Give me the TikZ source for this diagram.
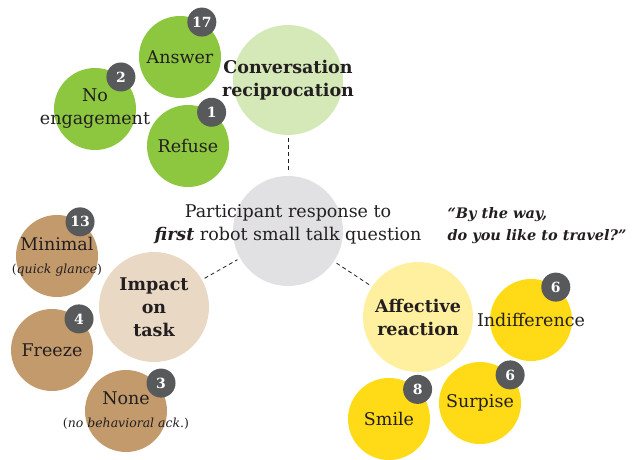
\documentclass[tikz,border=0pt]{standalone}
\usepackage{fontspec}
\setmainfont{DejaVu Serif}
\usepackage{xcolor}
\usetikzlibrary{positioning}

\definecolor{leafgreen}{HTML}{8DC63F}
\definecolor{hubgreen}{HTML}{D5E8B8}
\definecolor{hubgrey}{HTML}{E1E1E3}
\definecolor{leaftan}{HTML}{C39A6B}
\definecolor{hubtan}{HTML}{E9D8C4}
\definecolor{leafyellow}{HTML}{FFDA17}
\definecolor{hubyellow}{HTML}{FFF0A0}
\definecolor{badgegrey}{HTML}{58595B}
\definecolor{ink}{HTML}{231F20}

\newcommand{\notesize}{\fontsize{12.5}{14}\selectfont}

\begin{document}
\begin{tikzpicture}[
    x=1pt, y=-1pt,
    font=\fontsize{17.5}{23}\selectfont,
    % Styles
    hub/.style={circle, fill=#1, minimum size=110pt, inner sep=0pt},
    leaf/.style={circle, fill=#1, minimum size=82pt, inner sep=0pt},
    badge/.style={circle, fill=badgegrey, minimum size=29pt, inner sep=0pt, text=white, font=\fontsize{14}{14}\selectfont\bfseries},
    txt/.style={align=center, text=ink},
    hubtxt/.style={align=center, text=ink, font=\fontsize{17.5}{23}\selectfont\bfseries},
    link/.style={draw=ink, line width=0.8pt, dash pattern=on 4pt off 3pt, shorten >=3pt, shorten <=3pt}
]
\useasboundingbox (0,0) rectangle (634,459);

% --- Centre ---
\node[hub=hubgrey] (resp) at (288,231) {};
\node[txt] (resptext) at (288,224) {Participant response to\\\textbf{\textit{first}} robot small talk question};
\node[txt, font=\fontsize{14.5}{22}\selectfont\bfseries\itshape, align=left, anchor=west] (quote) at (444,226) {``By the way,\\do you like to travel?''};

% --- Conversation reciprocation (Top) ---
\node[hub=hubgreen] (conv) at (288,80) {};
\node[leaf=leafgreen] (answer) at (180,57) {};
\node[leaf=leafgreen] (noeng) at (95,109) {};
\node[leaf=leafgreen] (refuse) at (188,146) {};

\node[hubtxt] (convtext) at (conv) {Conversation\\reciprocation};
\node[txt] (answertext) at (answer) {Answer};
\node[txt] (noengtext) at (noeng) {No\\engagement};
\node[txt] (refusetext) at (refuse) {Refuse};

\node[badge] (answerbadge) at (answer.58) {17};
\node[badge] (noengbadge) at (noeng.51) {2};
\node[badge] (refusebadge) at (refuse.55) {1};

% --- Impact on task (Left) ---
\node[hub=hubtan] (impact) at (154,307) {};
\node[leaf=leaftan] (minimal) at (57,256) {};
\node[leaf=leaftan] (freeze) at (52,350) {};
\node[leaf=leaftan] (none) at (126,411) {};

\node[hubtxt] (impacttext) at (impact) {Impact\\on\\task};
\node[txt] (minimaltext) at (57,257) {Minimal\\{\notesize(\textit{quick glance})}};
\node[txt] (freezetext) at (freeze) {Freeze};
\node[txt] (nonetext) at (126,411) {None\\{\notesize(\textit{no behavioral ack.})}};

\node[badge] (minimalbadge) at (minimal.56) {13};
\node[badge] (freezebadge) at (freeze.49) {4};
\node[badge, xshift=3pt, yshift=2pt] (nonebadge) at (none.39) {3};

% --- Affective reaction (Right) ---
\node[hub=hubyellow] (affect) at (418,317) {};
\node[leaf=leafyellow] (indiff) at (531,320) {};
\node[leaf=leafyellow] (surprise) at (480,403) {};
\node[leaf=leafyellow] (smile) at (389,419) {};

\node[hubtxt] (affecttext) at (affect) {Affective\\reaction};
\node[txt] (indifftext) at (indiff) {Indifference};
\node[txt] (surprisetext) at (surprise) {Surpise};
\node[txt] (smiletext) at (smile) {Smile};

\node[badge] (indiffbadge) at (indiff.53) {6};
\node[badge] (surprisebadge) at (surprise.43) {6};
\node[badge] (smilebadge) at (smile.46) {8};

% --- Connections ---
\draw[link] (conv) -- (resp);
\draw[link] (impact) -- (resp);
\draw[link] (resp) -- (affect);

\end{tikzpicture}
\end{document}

+===+

**DIRECTION**
Set down the material exactly, every line of it, except for the pictures.

**SOLVED PROBLEM**
Give me the TikZ source for this diagram.
\documentclass[tikz,border=0pt]{standalone}
\usepackage{fontspec}
\setmainfont{DejaVu Serif}
\usepackage{xcolor}
\usetikzlibrary{positioning}

\definecolor{leafgreen}{HTML}{8DC63F}
\definecolor{hubgreen}{HTML}{D5E8B8}
\definecolor{hubgrey}{HTML}{E1E1E3}
\definecolor{leaftan}{HTML}{C39A6B}
\definecolor{hubtan}{HTML}{E9D8C4}
\definecolor{leafyellow}{HTML}{FFDA17}
\definecolor{hubyellow}{HTML}{FFF0A0}
\definecolor{badgegrey}{HTML}{58595B}
\definecolor{ink}{HTML}{231F20}

\newcommand{\notesize}{\fontsize{12.5}{14}\selectfont}

\begin{document}
\begin{tikzpicture}[
    x=1pt, y=-1pt,
    font=\fontsize{17.5}{23}\selectfont,
    % Styles
    hub/.style={circle, fill=#1, minimum size=110pt, inner sep=0pt},
    leaf/.style={circle, fill=#1, minimum size=82pt, inner sep=0pt},
    badge/.style={circle, fill=badgegrey, minimum size=29pt, inner sep=0pt, text=white, font=\fontsize{14}{14}\selectfont\bfseries},
    txt/.style={align=center, text=ink},
    hubtxt/.style={align=center, text=ink, font=\fontsize{17.5}{23}\selectfont\bfseries},
    link/.style={draw=ink, line width=0.8pt, dash pattern=on 4pt off 3pt, shorten >=3pt, shorten <=3pt}
]
\useasboundingbox (0,0) rectangle (634,459);

% --- Centre ---
\node[hub=hubgrey] (resp) at (288,231) {};
\node[txt] (resptext) at (288,224) {Participant response to\\\textbf{\textit{first}} robot small talk question};
\node[txt, font=\fontsize{14.5}{22}\selectfont\bfseries\itshape, align=left, anchor=west] (quote) at (444,226) {``By the way,\\do you like to travel?''};

% --- Conversation reciprocation (Top) ---
\node[hub=hubgreen] (conv) at (288,80) {};
\node[leaf=leafgreen] (answer) at (180,57) {};
\node[leaf=leafgreen] (noeng) at (95,109) {};
\node[leaf=leafgreen] (refuse) at (188,146) {};

\node[hubtxt] (convtext) at (conv) {Conversation\\reciprocation};
\node[txt] (answertext) at (answer) {Answer};
\node[txt] (noengtext) at (noeng) {No\\engagement};
\node[txt] (refusetext) at (refuse) {Refuse};

\node[badge] (answerbadge) at (answer.58) {17};
\node[badge] (noengbadge) at (noeng.51) {2};
\node[badge] (refusebadge) at (refuse.55) {1};

% --- Impact on task (Left) ---
\node[hub=hubtan] (impact) at (154,307) {};
\node[leaf=leaftan] (minimal) at (57,256) {};
\node[leaf=leaftan] (freeze) at (52,350) {};
\node[leaf=leaftan] (none) at (126,411) {};

\node[hubtxt] (impacttext) at (impact) {Impact\\on\\task};
\node[txt] (minimaltext) at (57,257) {Minimal\\{\notesize(\textit{quick glance})}};
\node[txt] (freezetext) at (freeze) {Freeze};
\node[txt] (nonetext) at (126,411) {None\\{\notesize(\textit{no behavioral ack.})}};

\node[badge] (minimalbadge) at (minimal.56) {13};
\node[badge] (freezebadge) at (freeze.49) {4};
\node[badge, xshift=3pt, yshift=2pt] (nonebadge) at (none.39) {3};

% --- Affective reaction (Right) ---
\node[hub=hubyellow] (affect) at (418,317) {};
\node[leaf=leafyellow] (indiff) at (531,320) {};
\node[leaf=leafyellow] (surprise) at (480,403) {};
\node[leaf=leafyellow] (smile) at (389,419) {};

\node[hubtxt] (affecttext) at (affect) {Affective\\reaction};
\node[txt] (indifftext) at (indiff) {Indifference};
\node[txt] (surprisetext) at (surprise) {Surpise};
\node[txt] (smiletext) at (smile) {Smile};

\node[badge] (indiffbadge) at (indiff.53) {6};
\node[badge] (surprisebadge) at (surprise.43) {6};
\node[badge] (smilebadge) at (smile.46) {8};

% --- Connections ---
\draw[link] (conv) -- (resp);
\draw[link] (impact) -- (resp);
\draw[link] (resp) -- (affect);

\end{tikzpicture}
\end{document}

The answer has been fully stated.